Nuts and Bolts: the glamour of grammar.

Glamour and grammar

No, really, they're the same thing.

Well, in a way they are, anyway.

The word gramarye came into English in the 1300s from the French word gramaire, which meant stuff that learned people knew (so not things like how to fatten a pig, or build a house, or anything useful like that, but Latin and stuff).

In fact, over the years gramarye came to include all sorts of things that weren't known (or needed to be known) by nearly everybody, such as astrology and, um, magic; and of course if you're studying magic then what you're really after is magical power for yourself. This idea evolved in Scotland into the word glamour. If you cast a glamour over someone you weren't giving them a make-over, but enchanting them. 

A related word, grimoire, is a manual for invoking demons (but, hey, with a family like yours who needs to invoke demons?).

Grammar is now to do with the way words are arranged so they mean things, but the connection between written-down words and magic goes right back to the very beginning. 
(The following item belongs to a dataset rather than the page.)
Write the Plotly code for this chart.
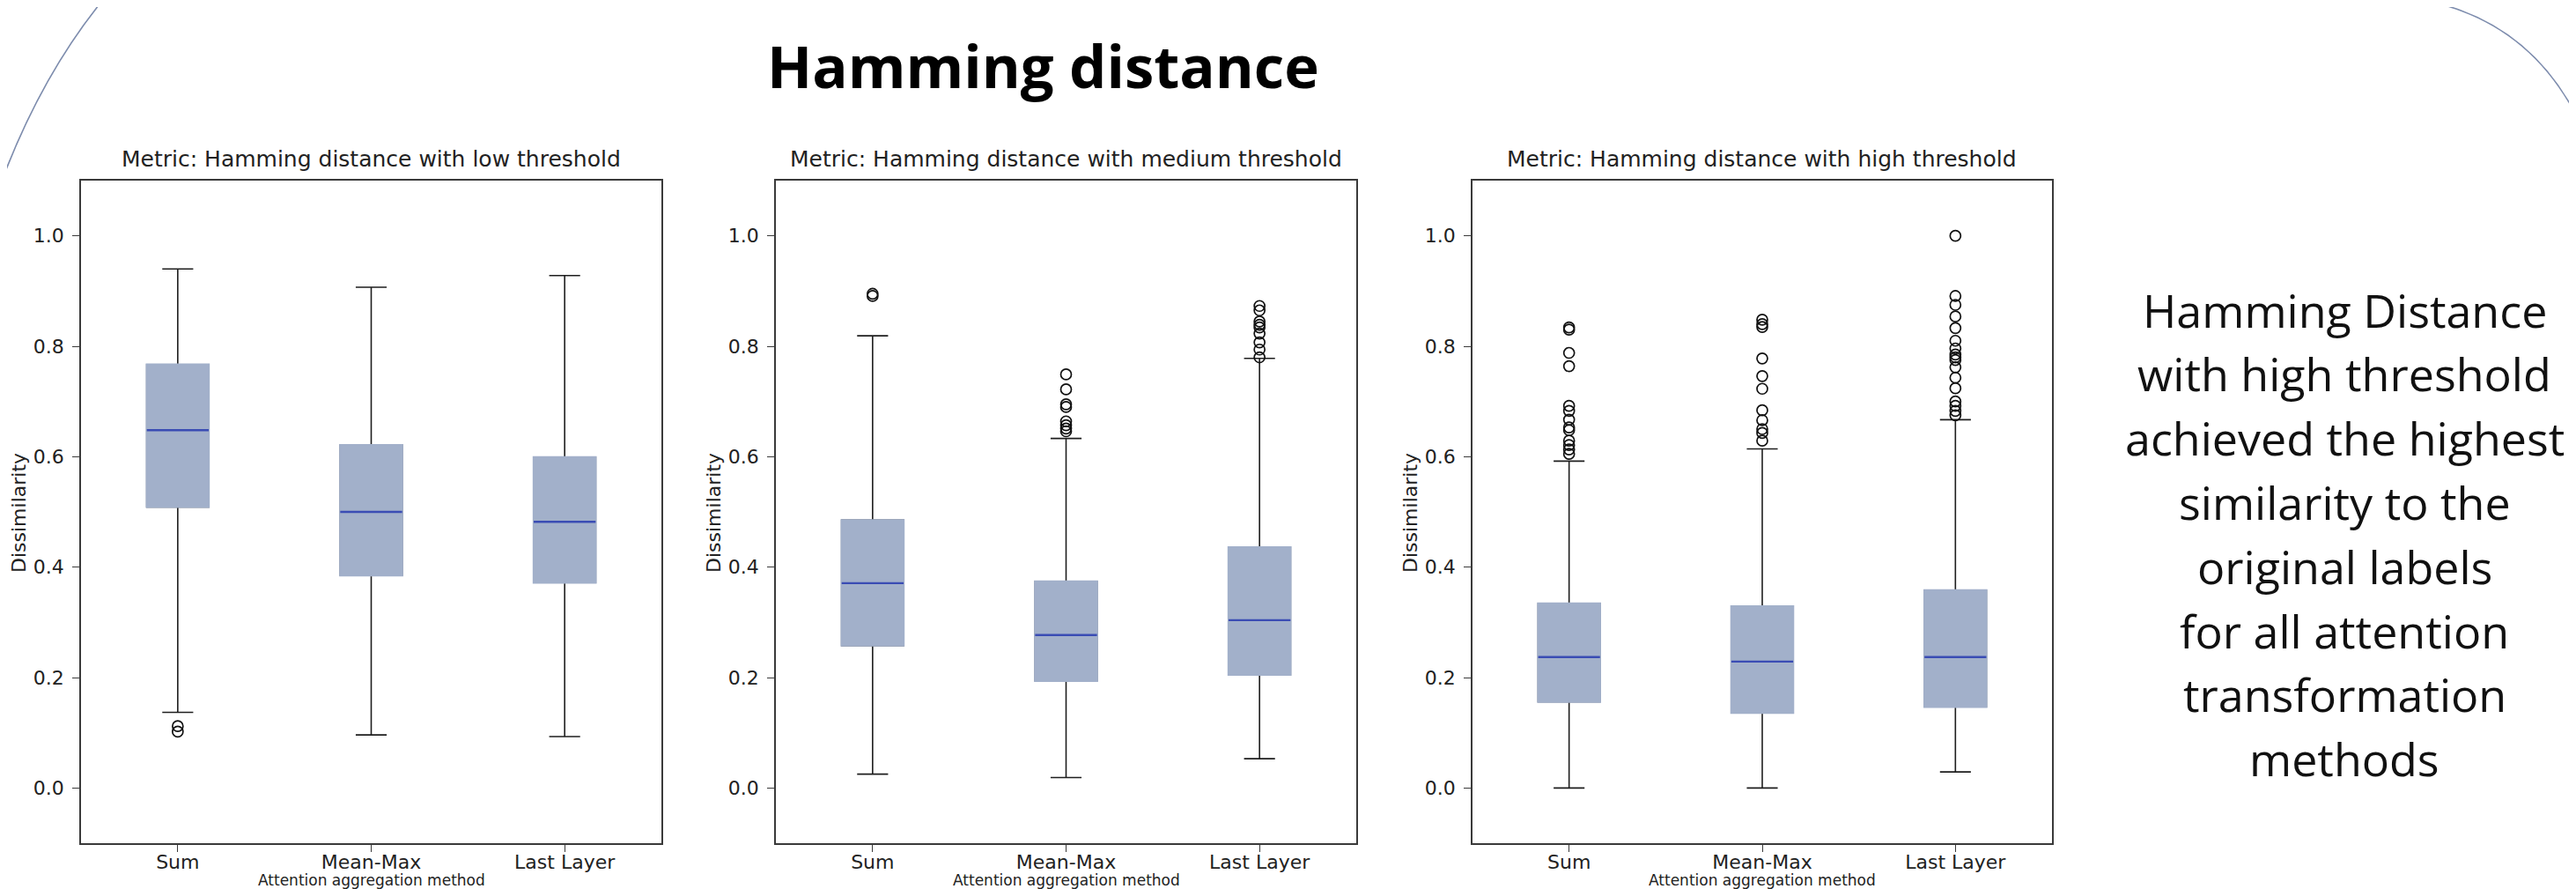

I wonder, was there always a feeling among the wider populace that the stuff learned people learned wasn't really very useful? Is this why learned people were keen to make an association between writing and supernatural power? 

Was it basically some kind of compensation for an inferiority complex? 

Or, at least, to get themselves a bit of respect?

History would make a bit more sense if that was the case, wouldn't it.

Nuts and Bolts: grammar/glamour. The Greek word gramma means letter, as in a letter of the alphabet.